Он вдруг понял, что не прозвучало число жертв, а он и не задумался сразу, сколько людей погибло во имя идеи – чьей бы то ни было. Врачи видят смерть так часто, подумалось ему, что она становится обыденной и закономерной частью жизни; тут же он свои жалкие мысли оборвал: это для него прерванная жизнь стала закономерностью, ежедневным однообразным трудом.

Он направился обратно в абортарий.

В работе Сан Саныч был виртуозом, и женщины состоятельные и со связями стремились попасть на операции именно к нему. Он же вел в больнице курсы повышения квалификации – обучал врачей из глубинки своему мастерству, и здесь был популярен: не раздражался за операционным столом и не повышал голос на бестолковых учеников. Он работал очень много, брал ночные дежурства, праздники и выходные. Но работа была для него лишь средством к существованию, а не страстью, как ошибочно мог бы подумать сторонний наблюдатель, окажись такой в операционной в тот момент, когда своими паучьими пальцами он уверенно сжимал скальпель и делал первый разрез – он освоил передовой метод низкой лунообразной инцизии над лобком, оставлявшей впоследствии тоненький шрам, который легко было спрятать под трусами, вместо общепринятого центрального.

И женщины не были его страстью, как мог бы решить другой сторонний наблюдатель, случайно углядевший набор презервативов в запирающемся на ключик ящике стола в ординаторской. Он и использовал ночные дежурства, бывало, не по назначению; правда, все реже ему хотелось случайной любви на рабочем месте с тех пор, как он познакомился с Валерией.

И музыка была для него лишь способом времяпрепровождения. Он достал каким-то образом, через одну из благодарных пациенток, магнитофон-двухкассетник и пополнял свою фонотеку сомнительной западной музыкой, включая ее даже во время операций, на что закрывали глаза – а точнее, уши – и завотделением, немолодая озабоченная женщина, вечно бегающая с авоськами, и главврач, вовсе предпенсионного возраста, пьющий мужик.

Его страстью были книги самиздата. Связи его охватывали всю страну: поездами привозили из обеих российских столиц запрещенные самодельные книги, он организовывал их распечатку, под его чутким руководством многочисленные копии появлялись на свет и начинали свой путь дальше, на восток необъятной страны. Это и было тем, чему он отдавался без остатка с тех пор, как пожилой преподаватель кафедры хирургии Томского мединститута и бывший зэк Роман Евгеньевич посвятил его в тайну существования подпольной литературы.

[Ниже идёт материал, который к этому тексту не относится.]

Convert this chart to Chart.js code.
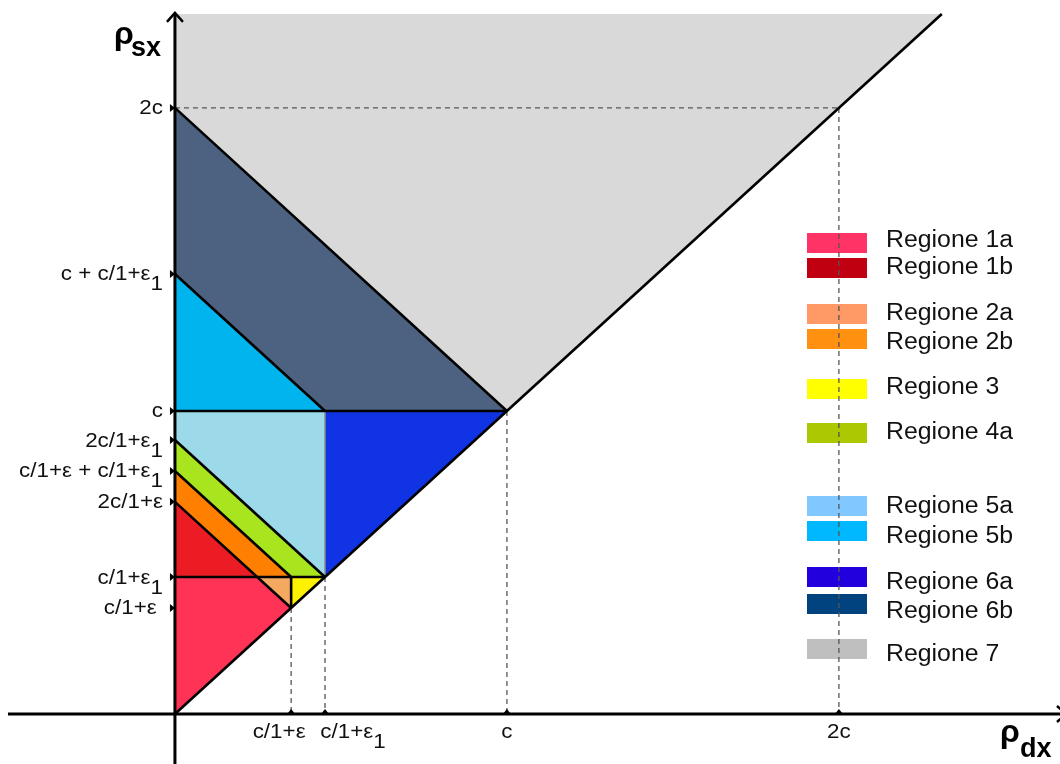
<!DOCTYPE html>
<html>
<head>
<meta charset="utf-8">
<script src="https://cdn.jsdelivr.net/npm/chart.js@4.4.0/dist/chart.umd.min.js"></script>
<style>
  html, body { margin: 0; padding: 0; background: #fff; }
  #wrap { width: 1060px; height: 764px; position: relative; }
</style>
</head>
<body>
<div id="wrap"><canvas id="myChart"></canvas></div>
<script>
// c = 1
const A = 0.35;   // c/1+ε
const B = 0.452;  // c/1+ε1
const TOP = 2.31; // top of the drawing

// regions, drawn back to front
const regionNames = ['Regione 7', 'Regione 6b', 'Regione 5b', 'Regione 5a', 'Regione 6a',
  'Regione 4a', 'Regione 2b', 'Regione 1b', 'Regione 1a', 'Regione 2a', 'Regione 3'];
const regionColors = ['#d9d9d9', '#4d6280', '#00b4ee', '#9cd9e9', '#1034e4',
  '#a9e51e', '#ff8000', '#ec1c24', '#ff3355', '#f4a860', '#fff200'];
const regionShapes = [
  [[0, TOP], [0, 2], [1, 1], [TOP, TOP]],
  [[0, 2], [1, 1], [B, 1], [0, 1 + B]],
  [[0, 1 + B], [B, 1], [0, 1]],
  [[0, 1], [B, 1], [B, B], [0, 2 * B]],
  [[B, 1], [1, 1], [B, B]],
  [[0, 2 * B], [B, B], [A, B], [0, A + B]],
  [[0, A + B], [A, B], [2 * A - B, B], [0, 2 * A]],
  [[0, 2 * A], [2 * A - B, B], [0, B]],
  [[0, B], [2 * A - B, B], [A, A], [0, 0]],
  [[2 * A - B, B], [A, B], [A, A]],
  [[A, B], [B, B], [A, A]]
];

const solidLines = [
  [[0, 0], [TOP, TOP]],
  [[0, 2], [1, 1]],
  [[0, 1 + B], [B, 1]],
  [[0, 1], [1, 1]],
  [[0, 2 * B], [B, B]],
  [[0, A + B], [A, B]],
  [[0, 2 * A], [A, A]],
  [[0, B], [B, B]],
  [[A, A], [A, B]]
];
const thinLines = [[[B, B], [B, 1]]];
const dashedLines = [
  [[0, 2], [2, 2]],
  [[2, 2], [2, 0]],
  [[A, A], [A, 0]],
  [[B, B], [B, 0]],
  [[1, 1], [1, 0]]
];
const axisLines = [
  [[-0.503, 0], [2.7, 0]],
  [[0, -0.2], [0, TOP]]
];

const xTickValues = [A, B, 1, 2];
const xTickLabels = [['c/1+ε', ''], ['c/1+ε', '1'], ['c', ''], ['2c', '']];
const yTickValues = [2, 1 + B, 1, 2 * B, A + B, 2 * A, B, A];
const yTickLabels = [['2c', ''], ['c + c/1+ε', '1'], ['c', ''], ['2c/1+ε', '1'],
  ['c/1+ε + c/1+ε', '1'], ['2c/1+ε', ''], ['c/1+ε', '1'], ['c/1+ε ', '']];

const legendLabels = ['Regione 1a', 'Regione 1b', 'Regione 2a', 'Regione 2b', 'Regione 3',
  'Regione 4a', 'Regione 5a', 'Regione 5b', 'Regione 6a', 'Regione 6b', 'Regione 7'];
const legendColors = ['#ff3366', '#c00010', '#ff9966', '#ff9010', '#ffff00',
  '#acc800', '#80c8ff', '#00b8ff', '#2200dd', '#00437f', '#bfbfbf'];

const toPts = pts => pts.map(p => ({x: p[0], y: p[1]}));
const datasets = [];
regionShapes.forEach((s, i) => datasets.push({
  label: regionNames[i], data: toPts(s.concat([s[0]])), fill: 'shape',
  backgroundColor: regionColors[i], borderColor: 'rgba(0,0,0,0)', borderWidth: 0,
  pointRadius: 0, order: 10
}));
solidLines.forEach(l => datasets.push({
  data: toPts(l), borderColor: '#000', borderWidth: 2.6, fill: false, pointRadius: 0, order: 2
}));
thinLines.forEach(l => datasets.push({
  data: toPts(l), borderColor: '#8c8c8c', borderWidth: 1.5, fill: false, pointRadius: 0, order: 3
}));
dashedLines.forEach(l => datasets.push({
  data: toPts(l), borderColor: '#555', borderWidth: 1.3, borderDash: [5, 4],
  fill: false, pointRadius: 0, order: 4
}));
axisLines.forEach(l => datasets.push({
  data: toPts(l), borderColor: '#000', borderWidth: 3, fill: false, pointRadius: 0, order: 1
}));

const FONT = '"Liberation Sans", Arial, sans-serif';

// text a little wider than the font, as in the original figure
function stretchText(ctx, text, x, y, sx) {
  ctx.save();
  ctx.translate(x, y);
  ctx.scale(sx, 1);
  ctx.fillText(text, 0, 0);
  ctx.restore();
}

function drawLabel(ctx, parts, x, y, align) {
  const sx = 1.12;
  ctx.font = '20px ' + FONT;
  const wm = ctx.measureText(parts[0]).width * sx;
  const ws = parts[1] ? ctx.measureText(parts[1]).width * sx : 0;
  let x0 = x;
  if (align === 'right') x0 = x - wm - ws;
  if (align === 'center') x0 = x - (wm + ws) / 2;
  ctx.textAlign = 'left';
  ctx.textBaseline = 'middle';
  stretchText(ctx, parts[0], x0, y, sx);
  if (parts[1]) stretchText(ctx, parts[1], x0 + wm, y + 10, sx);
}

const overlay = {
  id: 'overlay',
  beforeDatasetsDraw(chart) {
    const ctx = chart.ctx;
    const boxY = [243, 268, 314, 339, 389, 433, 506, 531, 577, 604, 649];
    const textY = [241, 268, 314, 343, 388, 433, 507, 537, 583, 612, 655];
    ctx.save();
    ctx.font = '23px ' + FONT;
    ctx.textAlign = 'left';
    ctx.textBaseline = 'middle';
    legendLabels.forEach((t, i) => {
      ctx.fillStyle = legendColors[i];
      ctx.fillRect(807, boxY[i] - 10, 60, 20);
      ctx.fillStyle = '#111';
      stretchText(ctx, t, 886, textY[i], 1.08);
    });
    ctx.restore();
  },
  afterDatasetsDraw(chart) {
    const ctx = chart.ctx;
    const xs = chart.scales.x, ys = chart.scales.y;
    const x0 = xs.getPixelForValue(0), y0 = ys.getPixelForValue(0);
    ctx.save();
    ctx.fillStyle = '#000';
    ctx.strokeStyle = '#000';
    // tick marks
    yTickValues.forEach(v => {
      const py = ys.getPixelForValue(v);
      ctx.beginPath();
      ctx.moveTo(x0 - 5, py - 4); ctx.lineTo(x0, py); ctx.lineTo(x0 - 5, py + 4); ctx.closePath();
      ctx.fill();
    });
    xTickValues.forEach(v => {
      const px = xs.getPixelForValue(v);
      ctx.beginPath();
      ctx.moveTo(px - 4, y0); ctx.lineTo(px, y0 - 5); ctx.lineTo(px + 4, y0); ctx.closePath();
      ctx.fill();
    });
    // arrows
    ctx.lineWidth = 2.5;
    const yt = ys.getPixelForValue(TOP) - 1;
    ctx.beginPath();
    ctx.moveTo(x0 - 8, yt + 9); ctx.lineTo(x0, yt); ctx.lineTo(x0 + 8, yt + 9);
    ctx.stroke();
    const xr = chart.width + 6;
    ctx.beginPath();
    ctx.moveTo(xr - 9, y0 - 8); ctx.lineTo(xr, y0); ctx.lineTo(xr - 9, y0 + 8);
    ctx.stroke();
    // tick labels
    ctx.fillStyle = '#111';
    yTickValues.forEach((v, i) => {
      drawLabel(ctx, yTickLabels[i], 163, ys.getPixelForValue(v) + 1, 'right');
    });
    const xOff = [-12, 28, 0, 0];
    xTickValues.forEach((v, i) => {
      drawLabel(ctx, xTickLabels[i], xs.getPixelForValue(v) + xOff[i], 732, 'center');
    });
    // axis titles
    ctx.fillStyle = '#000';
    ctx.textAlign = 'left';
    ctx.textBaseline = 'alphabetic';
    ctx.font = 'bold 32px ' + FONT;
    ctx.fillText('ρ', 114, 44);
    ctx.fillText('ρ', 1000, 742);
    ctx.font = 'bold 27px ' + FONT;
    ctx.fillText('sx', 131, 56);
    ctx.fillText('dx', 1020, 757);
    ctx.restore();
  }
};

const ctx = document.getElementById('myChart').getContext('2d');
const myChart = new Chart(ctx, {
  type: 'line',
  data: { datasets: datasets },
  options: {
    responsive: true,
    maintainAspectRatio: false,
    animation: false,
    events: [],
    layout: { padding: 0 },
    elements: { line: { tension: 0 } },
    scales: {
      x: { type: 'linear', min: -0.527, max: 2.666, display: false },
      y: { type: 'linear', min: -0.165, max: 2.356, display: false }
    },
    plugins: {
      legend: { display: false },
      tooltip: { enabled: false }
    }
  },
  plugins: [overlay]
});
</script>
</body>
</html>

Имена и адреса он держал в голове, ни разу не предав их бумаге. Он не сомневался в своей памяти, натренированной зубрежкой анатомии и гистологии. Было, однако, кое-что еще, выпестованное, вынянченное до четкости фотографических образов. Настоящих снимков не делали, и позволь он подробностям размыться, потерять ясность очертаний – и не у кого будет спросить, справиться, бабки и многих других свидетелей уже не осталось. Ему же было шесть, когда произошло то, что он впоследствии восстанавливал по осколкам-черепкам детской памяти, что выведывал-выспрашивал у бабки и на что потом науськивал себя, будто снова и снова надавливал на мучительный нарыв, – великое переселение.

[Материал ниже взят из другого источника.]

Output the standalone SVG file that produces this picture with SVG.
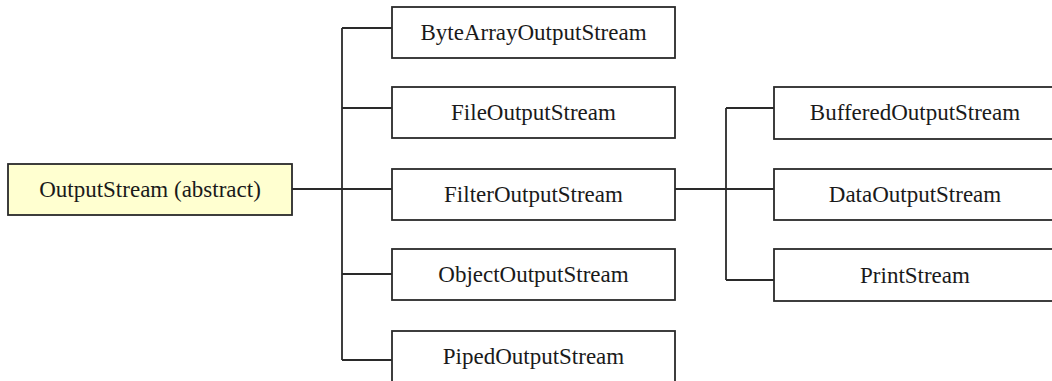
<svg xmlns="http://www.w3.org/2000/svg" width="1052" height="381" viewBox="0 0 1052 381">
<style>
.box{fill:#ffffff;stroke:#2a2a2a;stroke-width:1.8}
.root{fill:#ffffd0;stroke:#2a2a2a;stroke-width:1.8}
.lbl{font-family:"Liberation Serif","Times New Roman",serif;font-size:23px;fill:#1a1a1a;text-anchor:middle}
.conn{fill:none;stroke:#2a2a2a;stroke-width:1.8}
</style>
<rect width="1052" height="381" fill="#ffffff"/>
<g id="connectors">
<path class="conn" d="M292,189 H392"/>
<path class="conn" d="M342,28 V360"/>
<path class="conn" d="M342,28 H392 M342,108 H392 M342,274 H392 M342,360 H392"/>
<path class="conn" d="M675,189 H774"/>
<path class="conn" d="M726,108 V280"/>
<path class="conn" d="M726,108 H774 M726,280 H774"/>
</g>
<g id="OutputStream">
<rect class="root" x="8" y="164" width="284" height="51"/>
<text class="lbl" x="150" y="197">OutputStream (abstract)</text>
</g>
<g id="ByteArrayOutputStream">
<rect class="box" x="392" y="7" width="283" height="51"/>
<text class="lbl" x="533.5" y="40">ByteArrayOutputStream</text>
</g>
<g id="FileOutputStream">
<rect class="box" x="392" y="87" width="283" height="51"/>
<text class="lbl" x="533.5" y="120">FileOutputStream</text>
</g>
<g id="FilterOutputStream">
<rect class="box" x="392" y="169" width="283" height="51"/>
<text class="lbl" x="533.5" y="202">FilterOutputStream</text>
</g>
<g id="ObjectOutputStream">
<rect class="box" x="392" y="249" width="283" height="51"/>
<text class="lbl" x="533.5" y="282">ObjectOutputStream</text>
</g>
<g id="PipedOutputStream">
<rect class="box" x="392" y="331" width="283" height="51"/>
<text class="lbl" x="533.5" y="364">PipedOutputStream</text>
</g>
<g id="BufferedOutputStream">
<rect class="box" x="774" y="87" width="284" height="52"/>
<text class="lbl" x="915" y="120">BufferedOutputStream</text>
</g>
<g id="DataOutputStream">
<rect class="box" x="774" y="169" width="284" height="51"/>
<text class="lbl" x="915" y="202">DataOutputStream</text>
</g>
<g id="PrintStream">
<rect class="box" x="774" y="249" width="284" height="52"/>
<text class="lbl" x="915" y="283">PrintStream</text>
</g>
</svg>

Было ли то, что он помнил, скрипом старых качелей во дворе или лязгом грузовиков, резко затормозивших на темной дорожке у дома? Почему на высокой ноте завыла бабка, как будто была готова, будто знала, что произойдет? Детское разочарование: такое прежде желанно-загадочное путешествие на поезде оказалось мучительной, голодной, бесконечной дорогой в забитой людьми теплушке, где причитают женщины и плачут дети, и он, вопреки наказу, который дал ему отец, уходя на фронт, начинает всхлипывать, размазывая слезы по грязным щекам. И привычные родные горы за крошечным зарешеченным окном сменяются плоской землей, над которой ветер гонит рваные серые облака. А потом на одной из станций под нескончаемый вой женщин из вагона выносят неподвижного одноногого соседа, накрыв его с головой серой тряпкой.